The tenant/landlord relationship is not a social issue, it is a private business deal. The privately owned “housing stock” of a community is not public domain. Santa Barbara currently enjoys one of the highest percentages of “affordable” housing, much due to the efforts of our fabulous Housing Authority, which utilizes creative financing and subsidies. Hopefully, private real estate investment means risk eventually rewarded and the opportunity for a renter to obtain housing within the realm of the market. If the reward/risk continuum is artificially altered, the participants will be fewer. Mobility and flexibility for renters is diminished.

Protective regulations are currently in force and are numerous. A written contract serves to make clear responsibilities and expectations, and services such as Santa Barbara’s Rental Housing Mediation Task Force can help solve disputes without the expense of legal proceedings. Singling out private landlords as the cause of California’s housing woes is unfair and wrongheaded.

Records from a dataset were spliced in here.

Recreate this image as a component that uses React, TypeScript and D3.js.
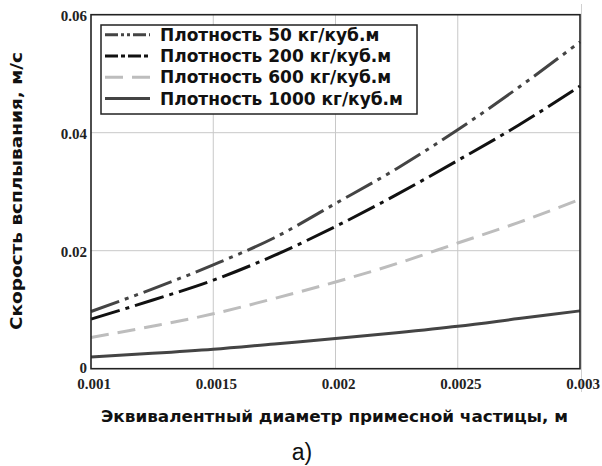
import React from "react";
import * as d3 from "d3";

const diameters = [0.001, 0.00125, 0.0015, 0.00175, 0.002, 0.00225, 0.0025, 0.00275, 0.003];
const rho50 = [0.0097, 0.0135, 0.0176, 0.0222, 0.028, 0.0339, 0.0405, 0.0477, 0.0554];
const rho200 = [0.0084, 0.0116, 0.015, 0.0192, 0.0241, 0.0295, 0.0353, 0.0413, 0.0479];
const rho600 = [0.0053, 0.0072, 0.0093, 0.0119, 0.0147, 0.0178, 0.0213, 0.0248, 0.0287];
const rho1000 = [0.002, 0.0026, 0.0033, 0.0042, 0.0051, 0.0061, 0.0072, 0.0085, 0.0098];
const seriesNames = [
  "Плотность 50 кг/куб.м",
  "Плотность 200 кг/куб.м",
  "Плотность 600 кг/куб.м",
  "Плотность 1000 кг/куб.м",
];
const xTicks = [0.001, 0.0015, 0.002, 0.0025, 0.003];
const xTickLabels = ["0.001", "0.0015", "0.002", "0.0025", "0.003"];
const yTicks = [0, 0.02, 0.04, 0.06];
const yTickLabels = ["0", "0.02", "0.04", "0.06"];

const styles = [
  { color: "#444444", dash: "30 6 4 6 4 6" },
  { color: "#111111", dash: "30 6 4 6" },
  { color: "#bdbdbd", dash: "18 9" },
  { color: "#444444", dash: "" },
];

export default function App() {
  const L = 91, R = 580, T = 14.7, B = 368.7;
  const x = d3.scaleLinear().domain([0.001, 0.003]).range([L, R]);
  const y = d3.scaleLinear().domain([0, 0.06]).range([B, T]);
  const all = [rho50, rho200, rho600, rho1000];
  const line = d3
    .line<number>()
    .x((_, i) => x(diameters[i]))
    .y((v) => y(v))
    .curve(d3.curveMonotoneX);

  const legendRows = [34.7, 56, 77.3, 98.6];

  return (
    <svg
      width={602}
      height={466}
      style={{ position: "absolute", left: 0, top: 0, background: "#fff" }}
    >
      <rect x={0} y={0} width={602} height={466} fill="#fff" />
      {/* faint right edge */}
      <line x1={581.5} x2={581.5} y1={4} y2={392} stroke="#d0d0d0" strokeWidth={1} />
      {/* grid */}
      {xTicks.slice(1, -1).map((t) => (
        <line key={"gx" + t} x1={x(t)} x2={x(t)} y1={T} y2={B} stroke="#c8c8c8" strokeWidth={1} />
      ))}
      {yTicks.slice(1, -1).map((t) => (
        <line key={"gy" + t} x1={L} x2={R} y1={y(t)} y2={y(t)} stroke="#c8c8c8" strokeWidth={1} />
      ))}
      {/* series */}
      {all.map((s, i) => (
        <path
          key={"s" + i}
          d={line(s) || ""}
          fill="none"
          stroke={styles[i].color}
          strokeWidth={3}
          strokeDasharray={styles[i].dash || undefined}
        />
      ))}
      {/* frame */}
      <rect x={L} y={T} width={R - L} height={B - T} fill="none" stroke="#222" strokeWidth={1.6} />
      {/* ticks */}
      {xTicks.map((t, i) => (
        <text
          key={"xt" + t}
          x={x(t) + 3}
          y={388.5}
          textAnchor="middle"
          fontFamily="'Liberation Serif', serif"
          fontWeight="bold"
          fontSize={15}
          fill="#222"
        >
          {xTickLabels[i]}
        </text>
      ))}
      {yTicks.map((t, i) => (
        <text
          key={"yt" + t}
          x={87}
          y={t === 0 ? y(t) + 4 : y(t) + 6}
          textAnchor="end"
          fontFamily="'Liberation Serif', serif"
          fontWeight="bold"
          fontSize={15}
          fill="#222"
        >
          {yTickLabels[i]}
        </text>
      ))}
      {/* legend */}
      <rect x={101} y={25} width={316} height={89} fill="#fff" stroke="#222" strokeWidth={1.5} />
      {seriesNames.map((n, i) => (
        <g key={"lg" + i}>
          <line
            x1={105}
            x2={150}
            y1={legendRows[i]}
            y2={legendRows[i]}
            stroke={styles[i].color}
            strokeWidth={3}
            strokeDasharray={i === 0 ? "13 3 3 3 3 3" : i === 1 ? "13 3 4 3" : styles[i].dash || undefined}
          />
          <text
            x={160}
            y={legendRows[i] + 6}
            fontFamily="'DejaVu Sans', sans-serif"
            fontWeight="bold"
            fontSize={17}
            fill="#111"
          >
            {n}
          </text>
        </g>
      ))}
      {/* axis titles */}
      <text
        x={334.5}
        y={422}
        textAnchor="middle"
        fontFamily="'DejaVu Sans', sans-serif"
        fontWeight="bold"
        fontSize={15.5}
        textLength={467}
        lengthAdjust="spacingAndGlyphs"
        fill="#111"
      >
        Эквивалентный диаметр примесной частицы, м
      </text>
      <text
        transform={`translate(22,191) rotate(-90)`}
        textAnchor="middle"
        fontFamily="'DejaVu Sans', sans-serif"
        fontWeight="bold"
        fontSize={16.5}
        textLength={278}
        lengthAdjust="spacingAndGlyphs"
        fill="#111"
      >
        Скорость всплывания, м/с
      </text>
      <text
        x={302}
        y={460}
        textAnchor="middle"
        fontFamily="'Liberation Sans', Arial, sans-serif"
        fontSize={23}
        fill="#111"
      >
        a)
      </text>
    </svg>
  );
}
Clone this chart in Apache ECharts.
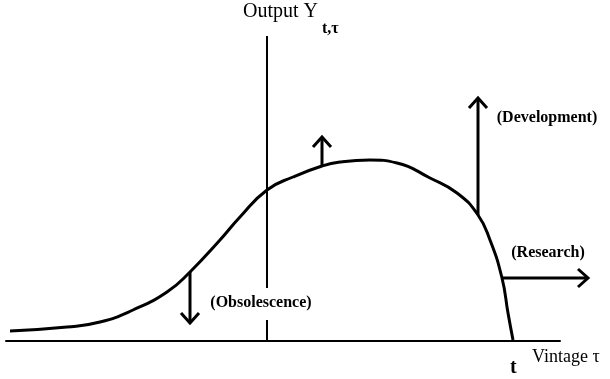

Rent control has a poor track record at best. The advocate’s ballot statement that it will alleviate homelessness is pure demagoguery. Housing production and the maintenance of a robust rental market will be severely diminished by this type of legislation. If you favor retaining existing rental housing stock, hope to increase supply of rental units, and ensure capital upgrades and maintenance of clean, viable rental housing, then vote “no” on Prop. 21.